Vi sono però stati, nel percorso artistico di Morris, anche passaggi bruschi e inaspettati che ancora oggi, a guardarli con la distanza storica, colpiscono per la radicalità dello scarto rispetto al prima e al dopo della sua opera. È questo il caso delle enormi e lugubri cornici di tipo barocco realizzate da Morris con uno speciale materiale gessoso (Hydrocal) nel corso degli anni Ottanta, che presentate insieme a “infuocati” dipinti espressionisti di quello stesso periodo si ponevano come meditazioni apocalittiche sul rischio nucleare e sulla lenta estinzione del pianeta a causa dei danni ambientali.

- Teatralità minimalista

Insomma, l’opera di Morris, per quanto ridotta in queste poche righe ai suoi passaggi fondamentali, dimostra ancora una volta di essere imprendibile. Troppe sono le svolte, le curve, i ritorni e le accelerazioni, le improvvise aperture e i depistamenti, per permettere a chiunque di sigillare con un’etichetta o una formula l’impressionante produzione di questo artista che è anche uno dei massimi teorici dell’arte nel Novecento.
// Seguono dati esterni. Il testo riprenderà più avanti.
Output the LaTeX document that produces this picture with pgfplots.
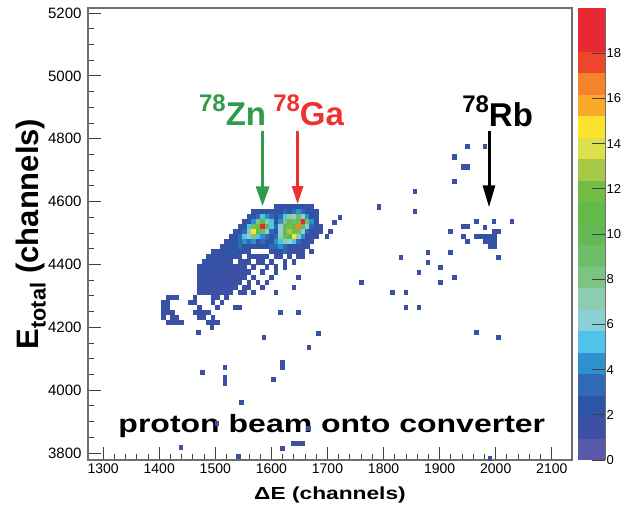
\documentclass[border=0pt]{standalone}
\usepackage{pgfplots}
\pgfplotsset{compat=1.18}
\usepackage{pgfplotstable}
\usepackage{graphicx}
\usepackage{fontspec}
\setmainfont{Liberation Sans}
\usetikzlibrary{arrows.meta}
\definecolor{zngreen}{RGB}{48,155,75}
\definecolor{gared}{RGB}{237,50,50}
\definecolor{framegray}{RGB}{110,110,110}
\pgfdeclareplotmark{bin}{\pgfpathrectangle{\pgfqpoint{-2.3pt}{-2.55pt}}{\pgfqpoint{4.6pt}{5.1pt}}\pgfusepathqfill}
\pgfplotsset{/pgf/number format/assume math mode=true,/pgf/number format/1000 sep={}}

\pgfplotstableread[row sep=\\]{
x y c\\
1608 4584 1\\1616 4584 2\\1624 4584 1\\1632 4584 2\\1640 4584 1\\1648 4584 2\\1656 4584 2\\1664 4584 1\\1672 4584 1\\
1568 4568 1\\1576 4568 2\\1584 4568 2\\1592 4568 2\\1600 4568 1\\1608 4568 2\\1616 4568 2\\1624 4568 3\\1632 4568 2\\1640 4568 3\\1648 4568 4\\1656 4568 3\\1664 4568 2\\1672 4568 2\\1680 4568 1\\
1560 4552 1\\1568 4552 2\\1576 4552 3\\1584 4552 5\\1592 4552 4\\1600 4552 3\\1608 4552 2\\1616 4552 3\\1624 4552 5\\1632 4552 7\\1640 4552 6\\1648 4552 9\\1656 4552 6\\1664 4552 4\\1672 4552 2\\1680 4552 1\\
1552 4536 1\\1560 4536 2\\1568 4536 4\\1576 4536 8\\1584 4536 11\\1592 4536 7\\1600 4536 5\\1608 4536 2\\1616 4536 4\\1624 4536 8\\1632 4536 10\\1640 4536 9\\1648 4536 12\\1656 4536 19\\1664 4536 9\\1672 4536 4\\1680 4536 2\\
1544 4520 1\\1552 4520 2\\1560 4520 5\\1568 4520 9\\1576 4520 12\\1584 4520 19\\1592 4520 10\\1600 4520 5\\1608 4520 3\\1616 4520 6\\1624 4520 10\\1632 4520 12\\1640 4520 11\\1648 4520 17\\1656 4520 10\\1664 4520 6\\1672 4520 3\\1680 4520 2\\1688 4520 1\\
1536 4504 1\\1544 4504 2\\1552 4504 3\\1560 4504 7\\1568 4504 15\\1576 4504 11\\1584 4504 9\\1592 4504 6\\1600 4504 3\\1608 4504 2\\1616 4504 6\\1624 4504 11\\1632 4504 13\\1640 4504 12\\1648 4504 9\\1656 4504 6\\1664 4504 3\\1672 4504 2\\1680 4504 1\\1688 4504 1\\
1528 4488 1\\1536 4488 2\\1544 4488 3\\1552 4488 5\\1560 4488 6\\1568 4488 8\\1576 4488 5\\1584 4488 4\\1592 4488 3\\1600 4488 2\\1608 4488 3\\1616 4488 7\\1624 4488 9\\1632 4488 11\\1640 4488 15\\1648 4488 7\\1656 4488 4\\1664 4488 2\\1672 4488 1\\1680 4488 1\\
1520 4472 1\\1528 4472 2\\1536 4472 2\\1544 4472 3\\1552 4472 4\\1560 4472 3\\1568 4472 4\\1576 4472 2\\1584 4472 3\\1592 4472 2\\1600 4472 2\\1608 4472 4\\1616 4472 5\\1624 4472 7\\1632 4472 6\\1640 4472 5\\1648 4472 3\\1656 4472 2\\1664 4472 1\\1672 4472 1\\
1512 4456 1\\1520 4456 2\\1528 4456 2\\1536 4456 2\\1544 4456 3\\1552 4456 2\\1560 4456 2\\1568 4456 1\\1576 4456 2\\1584 4456 2\\1592 4456 2\\1600 4456 3\\1608 4456 3\\1616 4456 4\\1624 4456 3\\1632 4456 2\\1640 4456 2\\1648 4456 1\\1656 4456 1\\1664 4456 1\\
1496 4440 1\\1504 4440 1\\1512 4440 2\\1520 4440 2\\1528 4440 1\\1536 4440 2\\1544 4440 2\\1552 4440 1\\1560 4440 1\\1600 4440 1\\1608 4440 2\\1616 4440 2\\1624 4440 3\\1632 4440 2\\1640 4440 1\\1648 4440 1\\1656 4440 1\\1672 4440 1\\
1488 4424 1\\1496 4424 2\\1504 4424 1\\1512 4424 2\\1520 4424 1\\1528 4424 2\\1536 4424 1\\1544 4424 1\\1560 4424 1\\1568 4424 2\\1576 4424 1\\1584 4424 1\\1592 4424 2\\1608 4424 1\\1616 4424 1\\1632 4424 1\\1648 4424 1\\1656 4424 1\\
1480 4408 1\\1488 4408 2\\1496 4408 1\\1504 4408 2\\1512 4408 1\\1520 4408 1\\1528 4408 1\\1544 4408 1\\1552 4408 1\\1560 4408 1\\1576 4408 1\\1584 4408 1\\1600 4408 1\\1624 4408 1\\1640 4408 1\\
1472 4392 1\\1480 4392 1\\1488 4392 2\\1496 4392 1\\1504 4392 1\\1512 4392 2\\1520 4392 1\\1528 4392 1\\1536 4392 1\\1544 4392 1\\1552 4392 1\\1568 4392 1\\1592 4392 1\\1608 4392 1\\1624 4392 1\\
1472 4376 1\\1480 4376 2\\1488 4376 1\\1496 4376 1\\1504 4376 1\\1512 4376 1\\1520 4376 1\\1528 4376 1\\1536 4376 1\\1544 4376 1\\1552 4376 1\\1560 4376 1\\1584 4376 1\\1608 4376 1\\
1472 4360 1\\1480 4360 1\\1488 4360 2\\1496 4360 1\\1504 4360 1\\1512 4360 1\\1520 4360 1\\1528 4360 1\\1536 4360 1\\1544 4360 1\\1552 4360 1\\1568 4360 1\\1600 4360 1\\1648 4360 1\\
1472 4344 1\\1480 4344 1\\1488 4344 1\\1496 4344 1\\1504 4344 1\\1512 4344 1\\1520 4344 1\\1528 4344 1\\1536 4344 1\\1544 4344 1\\1560 4344 1\\1576 4344 1\\1592 4344 1\\
1472 4328 1\\1480 4328 1\\1488 4328 1\\1496 4328 1\\1504 4328 1\\1512 4328 1\\1520 4328 1\\1528 4328 1\\1536 4328 1\\1552 4328 1\\1560 4328 1\\1584 4328 1\\1640 4328 1\\
1472 4312 1\\1480 4312 1\\1488 4312 1\\1496 4312 1\\1504 4312 1\\1512 4312 1\\1520 4312 1\\1528 4312 1\\1544 4312 1\\1552 4312 1\\1568 4312 1\\1608 4312 1\\
1416 4296 1\\1424 4296 1\\1432 4296 1\\1464 4296 1\\1496 4296 1\\1504 4296 1\\1520 4296 1\\
1408 4280 1\\1416 4280 1\\1456 4280 1\\1464 4280 1\\1496 4280 1\\1512 4280 1\\
1408 4264 1\\1416 4264 1\\1472 4264 1\\1504 4264 1\\1536 4264 1\\1544 4264 1\\
1408 4248 1\\1416 4248 1\\1424 4248 1\\1464 4248 1\\1472 4248 1\\1480 4248 1\\1488 4248 1\\1616 4248 1\\1648 4248 1\\
1408 4232 1\\1424 4232 1\\1432 4232 1\\1472 4232 1\\1480 4232 1\\1496 4232 1\\
1416 4216 1\\1424 4216 1\\1432 4216 1\\1440 4216 1\\1488 4216 1\\1496 4216 1\\1504 4216 1\\
}\cluster

\pgfplotstableread[row sep=\\]{
x y c\\
1950 4774 1\\1981 4774 1\\1926 4742 1\\1942 4710 1\\1950 4710 1\\1926 4663 1\\1856 4631 1\\1792 4583 1\\1856 4568 1\\
1722 4550 1\\1713 4534 1\\1705 4504 1\\1699 4488 1\\
1966 4536 1\\1997 4536 1\\2029 4536 1\\1942 4520 1\\1950 4520 1\\1981 4518 1\\1919 4504 1\\1997 4504 1\\2005 4504 1\\
1942 4488 1\\1966 4488 1\\1974 4488 2\\1982 4488 2\\1990 4488 2\\1998 4488 1\\1950 4472 1\\1982 4472 1\\1990 4472 2\\1998 4472 2\\
1990 4456 1\\1998 4456 1\\2005 4422 1\\1831 4422 1\\1879 4438 1\\1919 4438 1\\1879 4406 1\\1902 4390 1\\1863 4374 1\\1926 4358 1\\
1902 4342 1\\1761 4342 1\\1816 4311 1\\1840 4311 1\\1840 4263 1\\1863 4263 1\\1966 4184 1\\2005 4168 1\\
1684 4181 1\\1470 4183 1\\1494 4200 1\\1587 4168 1\\1667 4135 1\\1477 4055 1\\1517 4071 1\\1517 4039 1\\1517 4023 1\\
1620 4087 1\\1620 4071 1\\1604 4035 1\\1547 3960 1\\1439 3817 1\\1620 3815 1\\1639 3831 1\\1647 3831 1\\1655 3831 1\\
1541 3788 1\\1503 3894 1\\1666 3878 1\\1990 3783 1\\
}\sparse

\begin{document}
\begin{tikzpicture}
\path[use as bounding box] (-88pt,-51pt) rectangle (542pt,460pt);
\begin{axis}[
  at={(0pt,0pt)}, anchor=south west,
  scale only axis, width=484pt, height=452pt,
  xmin=1273, xmax=2136, ymin=3778, ymax=5216,
  xtick={1300,1400,...,2100}, ytick={3800,4000,...,5200},
  minor x tick num=4, minor y tick num=3,
  tick align=inside, tick pos=left,
  major tick length=13pt, minor tick length=6pt,
  axis line style={draw=framegray, line width=1.3pt},
  every tick/.style={black!75, line width=0.9pt},
  xticklabel style={font=\fontsize{14}{14}\selectfont},
  yticklabel style={font=\fontsize{15}{15}\selectfont, xshift=-3pt},
  xlabel={\scalebox{1.3}[1]{\fontsize{17.5}{20}\selectfont\bfseries ΔE (channels)}},
  xlabel style={at={(axis description cs:0.5,-0.077)}, anchor=center},
  ylabel={\fontsize{31}{33}\selectfont\bfseries E\textsubscript{total} (channels)},
  ylabel style={at={(axis description cs:-0.118,0.5)}, anchor=center},
  colormap={root}{
    rgb255=(90,88,168) rgb255=(60,80,165) rgb255=(45,85,165) rgb255=(48,105,180) rgb255=(45,145,205)
    rgb255=(80,195,235) rgb255=(140,208,215) rgb255=(140,205,175) rgb255=(125,195,130) rgb255=(110,190,105)
    rgb255=(100,185,85) rgb255=(100,185,75) rgb255=(115,188,72) rgb255=(165,200,70) rgb255=(220,225,75)
    rgb255=(250,228,45) rgb255=(250,170,40) rgb255=(245,130,45) rgb255=(238,70,45) rgb255=(232,40,50)
    rgb255=(232,40,50)},
  colormap access=piecewise constant,
  point meta min=0, point meta max=20,
  colorbar,
  colorbar shift/.style={xshift=6pt},
  colorbar style={
    scale only axis, width=27pt, height=452pt,
    at={(parent axis.north east)}, anchor=north west,
    ytick={0,2,...,18},
    tick align=inside, ytick pos=right, yticklabel pos=right,
    major tick length=13pt,
    every tick/.style={black!75, line width=0.9pt},
    yticklabel style={font=\fontsize{13}{13}\selectfont, xshift=-2pt},
    separate axis lines, axis x line=none, axis y line*=right,
    axis line style={draw=framegray, line width=1pt},
  },
]
\addplot[scatter, only marks, mark=bin, scatter src=explicit,
  scatter/use mapped color={draw=none, fill=mapped color}]
  table[x=x, y=y, meta=c]{\cluster};
\addplot[scatter, only marks, mark=bin, scatter src=explicit,
  scatter/use mapped color={draw=none, fill=mapped color}]
  table[x=x, y=y, meta=c]{\sparse};

\draw[zngreen, line width=3.3pt, -{Triangle[width=13pt,length=20pt]}] (axis cs:1584.3,4824) -- (axis cs:1584.3,4585);
\draw[gared, line width=2.7pt, -{Triangle[width=11pt,length=18pt]}] (axis cs:1646.7,4824) -- (axis cs:1646.7,4592);
\draw[black, line width=3pt, -{Triangle[width=12pt,length=22pt]}] (axis cs:1988,4824) -- (axis cs:1988,4582);

\node[anchor=base east, text=zngreen, inner sep=0pt, font=\fontsize{33}{33}\selectfont\bfseries] at (axis cs:1591,4843) {\raisebox{13.5pt}{\fontsize{24}{24}\selectfont 78}Zn};
\node[anchor=base west, text=gared, inner sep=0pt, font=\fontsize{33}{33}\selectfont\bfseries] at (axis cs:1603,4843) {\raisebox{13.5pt}{\fontsize{24}{24}\selectfont 78}Ga};
\node[anchor=base west, text=black, inner sep=0pt, font=\fontsize{33}{33}\selectfont\bfseries] at (axis cs:1940,4840) {\raisebox{13.5pt}{\fontsize{24}{24}\selectfont 78}Rb};
\node[anchor=base west, text=black, inner sep=0pt] at (axis cs:1327,3864) {\scalebox{1.28}[1]{\fontsize{25}{25}\selectfont\bfseries proton beam onto converter}};
\end{axis}
\end{tikzpicture}
\end{document}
Partito dal minimalismo, al quale di solito viene associato, lo ha ben presto superato e ha successivamente partecipato a tutti i principali movimenti d’avanguardia degli ultimi quarant’anni, rimanendo comunque indipendente. Ha sperimentato e utilizzato tutte le possibili forme d’arte: dalla danza alla performance, dalle registrazioni video a quelle audio, dalla scultura alle installazioni, dalla pittura alla grafica, fino alla realizzazione di grande opere ambientali in Europa e in America.
Non è un artista “virtuoso”: infatti i suoi lavori non catturano lo spettatore per sfoggio di abilità tecnica. È piuttosto un artista “filosofo” che pone i suoi oggetti e la sua persona nel mondo per investigare l’identità dell’opera d’arte nei suoi rapporti con la visione, la lingua, la fisicità.
Amato o rifiutato, idolatrato o incompreso, Robert Morris rimane una delle figure fondamentali nel panorama della cultura contemporanea che ha contribuito a trasformare come pochi altri, rimodellando non solo il significato dell’opera d’arte ma anche il ruolo dell’artista e dello spettatore.